Et c'est aussi la raison pour laquelle je n'ai pas fui en courant quand Chaton m'a demandé de l'épouser. Après tout, je m'en fous complètement du mariage. Donc si je m'en fous, je ne vois pas pourquoi je refuserais. Après tout, si je m'en fous, c'est que je mets rien derrière ce mot. J'en mettrai pas plus derrière le mien. On peut se marier et divorcer au bout de deux ans. Parfois moins. On peut ne pas se marier et rester ensemble toute sa vie. Ahem. Bon, d'accord, ça j'y crois moins. Le coup de l'amour éternel, tout ça. Bref, admettons. Et puis, on peut aussi rester fiancée toute sa vie. Ouais, parce que pour le moment, pas de meringue à l'horizon, je suis au régime. Et puis, être fiancée, c'est tellement désuet. C'est ce qui me plait. Mais là encore, je le fais à ma façon. Pas de repas de famille qui va bien. Ça ne me ressemble pas. Bref, mariage ou pas. J'veux dire, dans tous les cas, pour que ça marche, faut que tu t'engages. Un minimum. Et c'est pas parce que j'appose pas signature sur un bout de papier que je m'engage. Rien à secouer, des contrats. Le vrai engagement, il est dans les actes. Et finalement, je me dis que j'ai peut-être envie d'essayer. Surtout que je ne sais pas trop ce qu'il s'est passé dans la tête de Chaton depuis. Mais le changement est flagrant.
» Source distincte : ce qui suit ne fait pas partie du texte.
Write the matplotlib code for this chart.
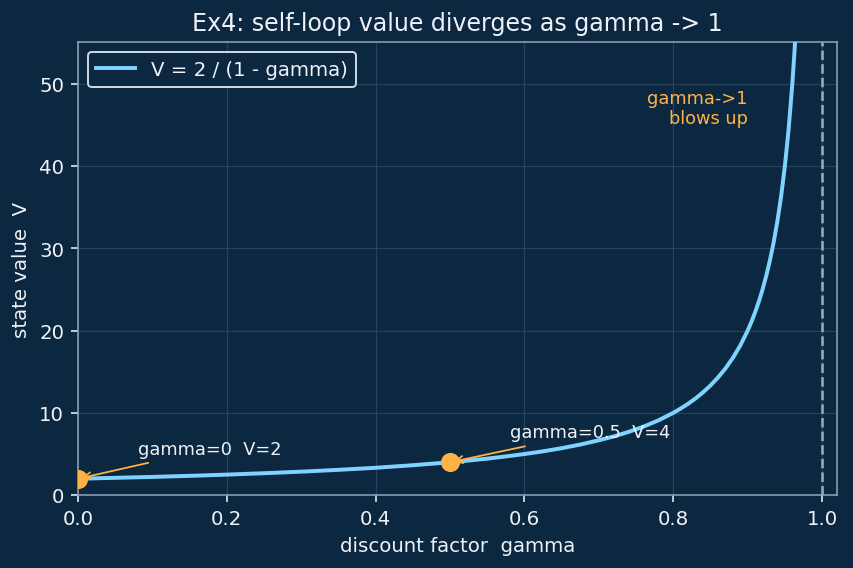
import matplotlib
matplotlib.use("Agg")
import matplotlib.pyplot as plt

# discount factor values and state values
gamma = [0.0, 0.05, 0.10, 0.15, 0.20, 0.25, 0.30, 0.35, 0.40, 0.45, 0.50,
         0.525, 0.55, 0.575, 0.60, 0.625, 0.65, 0.675, 0.70, 0.72, 0.74,
         0.76, 0.78, 0.80, 0.81, 0.82, 0.83, 0.84, 0.85, 0.86, 0.87, 0.88,
         0.89, 0.90, 0.905, 0.91, 0.915, 0.92, 0.925, 0.93, 0.935, 0.94,
         0.945, 0.95, 0.955, 0.96, 0.963, 0.966]
value = [2.00, 2.11, 2.22, 2.35, 2.50, 2.67, 2.86, 3.08, 3.33, 3.64, 4.00,
         4.21, 4.44, 4.71, 5.00, 5.33, 5.71, 6.15, 6.67, 7.14, 7.69,
         8.33, 9.09, 10.00, 10.53, 11.11, 11.76, 12.50, 13.33, 14.29, 15.38, 16.67,
         18.18, 20.00, 21.05, 22.22, 23.53, 25.00, 26.67, 28.57, 30.77, 33.33,
         36.36, 40.00, 44.44, 50.00, 54.05, 58.82]

marker_gamma = [0.0, 0.5]
marker_value = [2.0, 4.0]
marker_labels = ["gamma=0  V=2", "gamma=0.5  V=4"]
label_pos = [(0.08, 5.0), (0.58, 7.0)]

BG = "#0c2740"
FG = "#eef2f7"
LINE = "#7fd3ff"
ORANGE = "#ffb347"
SPINE = "#8ea3b8"

fig = plt.figure(figsize=(6, 4), dpi=142.2)
fig.patch.set_facecolor(BG)
ax = fig.add_axes([0.0914, 0.128, 0.8896, 0.796])
ax.set_facecolor(BG)

ax.plot(gamma, value, color=LINE, lw=2, label="V = 2 / (1 - gamma)", zorder=3,
        solid_joinstyle="round")
ax.scatter(marker_gamma, marker_value, s=75, color=ORANGE, zorder=4)
for (gx, vy), lab, (tx, ty) in zip(zip(marker_gamma, marker_value), marker_labels, label_pos):
    ax.annotate(lab, xy=(gx, vy), xytext=(tx, ty), color=FG, fontsize=9,
                arrowprops=dict(arrowstyle="->", color=ORANGE, lw=0.9))

ax.axvline(1.0, color="#9aaabb", ls="--", lw=1.3, zorder=2)
ax.text(0.9, 47, "gamma->1\nblows up", color=ORANGE, fontsize=9,
        ha="right", va="center", multialignment="right")

ax.set_xlim(0, 1.02)
ax.set_ylim(0, 55)
ax.set_title("Ex4: self-loop value diverges as gamma -> 1", color=FG, fontsize=12)
ax.set_xlabel("discount factor  gamma", color=FG, fontsize=10)
ax.set_ylabel("state value  V", color=FG, fontsize=10)
ax.tick_params(colors=FG, labelsize=10)
for s in ax.spines.values():
    s.set_color(SPINE)
ax.grid(True, color="#34506b", lw=0.6, alpha=0.7)
ax.set_axisbelow(True)

leg = ax.legend(loc="upper left", fontsize=10, facecolor=BG, edgecolor="#cfd8e0",
                labelcolor=FG, framealpha=1)

fig.savefig("out.png", dpi=142.2, facecolor=BG)
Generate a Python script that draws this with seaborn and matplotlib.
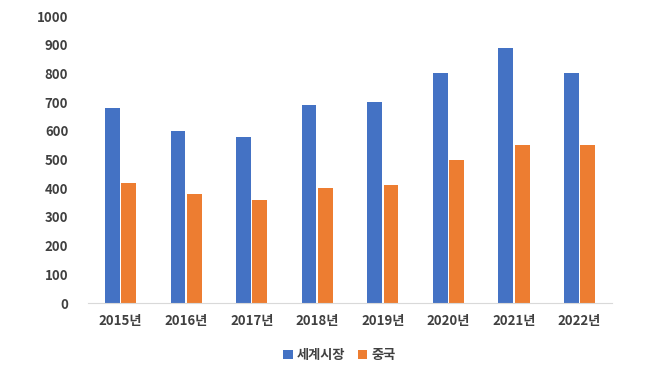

Il semble beaucoup plus apaisé. Faut dire que j'ai jamais été très rassurante, comme nana. Et là, il est comme. Transformé. Il ne réagit plus au quart de tour. Il est donc beaucoup plus vivable. En fait, accepter de grandir, c'est tout bénéf'. Et je commence à comprendre que ça ne m'empêchera pas de faire ce que je veux de ma vie. Au contraire.